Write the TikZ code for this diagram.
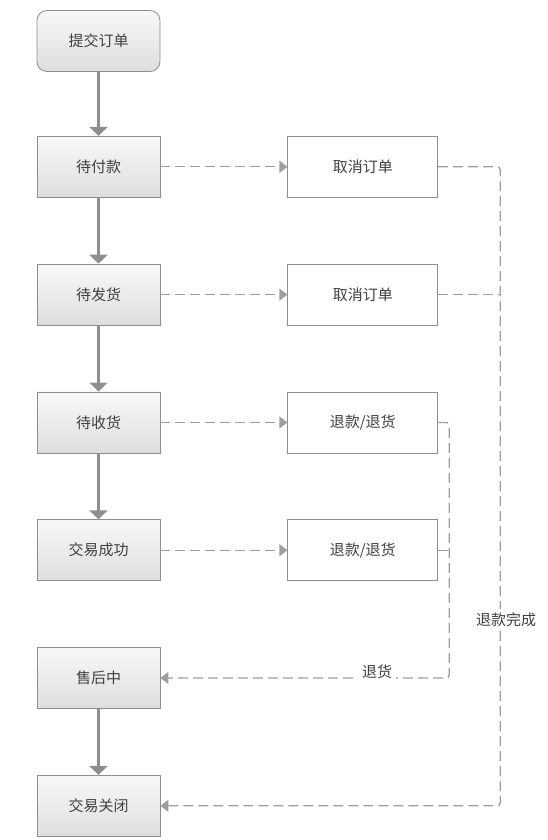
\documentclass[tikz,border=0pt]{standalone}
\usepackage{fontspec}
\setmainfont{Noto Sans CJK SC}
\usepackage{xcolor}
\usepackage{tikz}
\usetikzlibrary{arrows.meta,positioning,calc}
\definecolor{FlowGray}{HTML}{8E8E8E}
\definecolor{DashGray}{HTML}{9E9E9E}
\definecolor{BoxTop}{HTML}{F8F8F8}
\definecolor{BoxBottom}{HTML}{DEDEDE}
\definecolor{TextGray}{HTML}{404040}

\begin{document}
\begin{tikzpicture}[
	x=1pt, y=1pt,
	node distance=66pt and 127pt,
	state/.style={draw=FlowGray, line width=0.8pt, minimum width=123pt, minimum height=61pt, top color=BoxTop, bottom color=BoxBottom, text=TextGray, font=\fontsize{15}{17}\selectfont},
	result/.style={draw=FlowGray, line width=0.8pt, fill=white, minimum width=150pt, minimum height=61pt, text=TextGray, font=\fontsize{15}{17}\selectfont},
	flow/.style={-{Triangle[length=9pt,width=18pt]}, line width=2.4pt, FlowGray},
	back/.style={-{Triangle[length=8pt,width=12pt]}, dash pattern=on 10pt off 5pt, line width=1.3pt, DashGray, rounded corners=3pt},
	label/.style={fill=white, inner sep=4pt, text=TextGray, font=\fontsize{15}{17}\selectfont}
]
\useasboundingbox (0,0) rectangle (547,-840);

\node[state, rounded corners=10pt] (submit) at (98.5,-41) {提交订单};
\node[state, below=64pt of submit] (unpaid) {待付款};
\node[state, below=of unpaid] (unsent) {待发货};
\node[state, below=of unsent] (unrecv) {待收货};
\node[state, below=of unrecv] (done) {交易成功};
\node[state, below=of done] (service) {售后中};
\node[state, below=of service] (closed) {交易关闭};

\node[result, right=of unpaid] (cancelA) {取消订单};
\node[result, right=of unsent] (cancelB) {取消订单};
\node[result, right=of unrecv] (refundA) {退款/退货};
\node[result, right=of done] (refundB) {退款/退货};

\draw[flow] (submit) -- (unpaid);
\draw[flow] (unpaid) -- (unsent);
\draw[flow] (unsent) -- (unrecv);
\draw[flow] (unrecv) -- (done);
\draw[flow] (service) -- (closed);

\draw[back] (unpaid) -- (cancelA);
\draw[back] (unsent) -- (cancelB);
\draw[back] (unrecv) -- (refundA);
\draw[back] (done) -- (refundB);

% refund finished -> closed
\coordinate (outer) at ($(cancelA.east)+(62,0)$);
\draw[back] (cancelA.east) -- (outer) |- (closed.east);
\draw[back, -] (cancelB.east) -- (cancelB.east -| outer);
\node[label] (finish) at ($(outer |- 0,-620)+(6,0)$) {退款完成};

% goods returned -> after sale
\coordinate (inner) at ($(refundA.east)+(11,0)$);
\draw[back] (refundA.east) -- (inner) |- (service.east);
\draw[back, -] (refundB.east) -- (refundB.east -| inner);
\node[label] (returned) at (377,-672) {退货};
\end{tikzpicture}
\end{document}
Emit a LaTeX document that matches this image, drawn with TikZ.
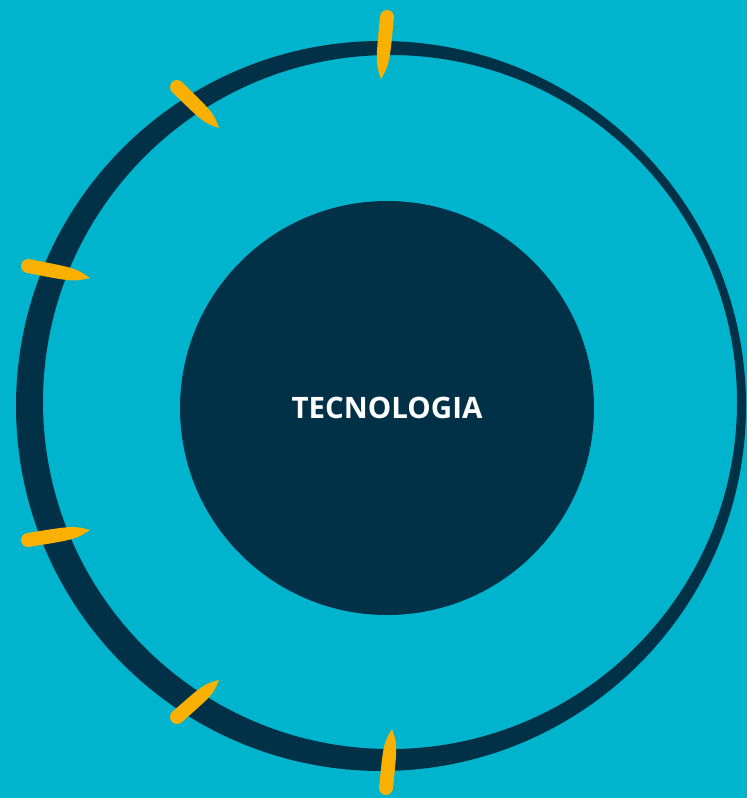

§ What you have to do
Output a faithful copy of the data, with each picture left out.

§ Reply
Write the TikZ code for this diagram.
\documentclass[tikz,border=0pt]{standalone}
\usepackage{fontspec}
\setmainfont{Noto Sans CJK SC}
\usepackage{xcolor}
\usepackage{tikz}
\usetikzlibrary{arrows.meta,positioning,calc}
\definecolor{FlowGray}{HTML}{8E8E8E}
\definecolor{DashGray}{HTML}{9E9E9E}
\definecolor{BoxTop}{HTML}{F8F8F8}
\definecolor{BoxBottom}{HTML}{DEDEDE}
\definecolor{TextGray}{HTML}{404040}

\begin{document}
\begin{tikzpicture}[
	x=1pt, y=1pt,
	node distance=66pt and 127pt,
	state/.style={draw=FlowGray, line width=0.8pt, minimum width=123pt, minimum height=61pt, top color=BoxTop, bottom color=BoxBottom, text=TextGray, font=\fontsize{15}{17}\selectfont},
	result/.style={draw=FlowGray, line width=0.8pt, fill=white, minimum width=150pt, minimum height=61pt, text=TextGray, font=\fontsize{15}{17}\selectfont},
	flow/.style={-{Triangle[length=9pt,width=18pt]}, line width=2.4pt, FlowGray},
	back/.style={-{Triangle[length=8pt,width=12pt]}, dash pattern=on 10pt off 5pt, line width=1.3pt, DashGray, rounded corners=3pt},
	label/.style={fill=white, inner sep=4pt, text=TextGray, font=\fontsize{15}{17}\selectfont}
]
\useasboundingbox (0,0) rectangle (547,-840);

\node[state, rounded corners=10pt] (submit) at (98.5,-41) {提交订单};
\node[state, below=64pt of submit] (unpaid) {待付款};
\node[state, below=of unpaid] (unsent) {待发货};
\node[state, below=of unsent] (unrecv) {待收货};
\node[state, below=of unrecv] (done) {交易成功};
\node[state, below=of done] (service) {售后中};
\node[state, below=of service] (closed) {交易关闭};

\node[result, right=of unpaid] (cancelA) {取消订单};
\node[result, right=of unsent] (cancelB) {取消订单};
\node[result, right=of unrecv] (refundA) {退款/退货};
\node[result, right=of done] (refundB) {退款/退货};

\draw[flow] (submit) -- (unpaid);
\draw[flow] (unpaid) -- (unsent);
\draw[flow] (unsent) -- (unrecv);
\draw[flow] (unrecv) -- (done);
\draw[flow] (service) -- (closed);

\draw[back] (unpaid) -- (cancelA);
\draw[back] (unsent) -- (cancelB);
\draw[back] (unrecv) -- (refundA);
\draw[back] (done) -- (refundB);

% refund finished -> closed
\coordinate (outer) at ($(cancelA.east)+(62,0)$);
\draw[back] (cancelA.east) -- (outer) |- (closed.east);
\draw[back, -] (cancelB.east) -- (cancelB.east -| outer);
\node[label] (finish) at ($(outer |- 0,-620)+(6,0)$) {退款完成};

% goods returned -> after sale
\coordinate (inner) at ($(refundA.east)+(11,0)$);
\draw[back] (refundA.east) -- (inner) |- (service.east);
\draw[back, -] (refundB.east) -- (refundB.east -| inner);
\node[label] (returned) at (377,-672) {退货};
\end{tikzpicture}
\end{document}
Emit a LaTeX document that matches this image, drawn with TikZ.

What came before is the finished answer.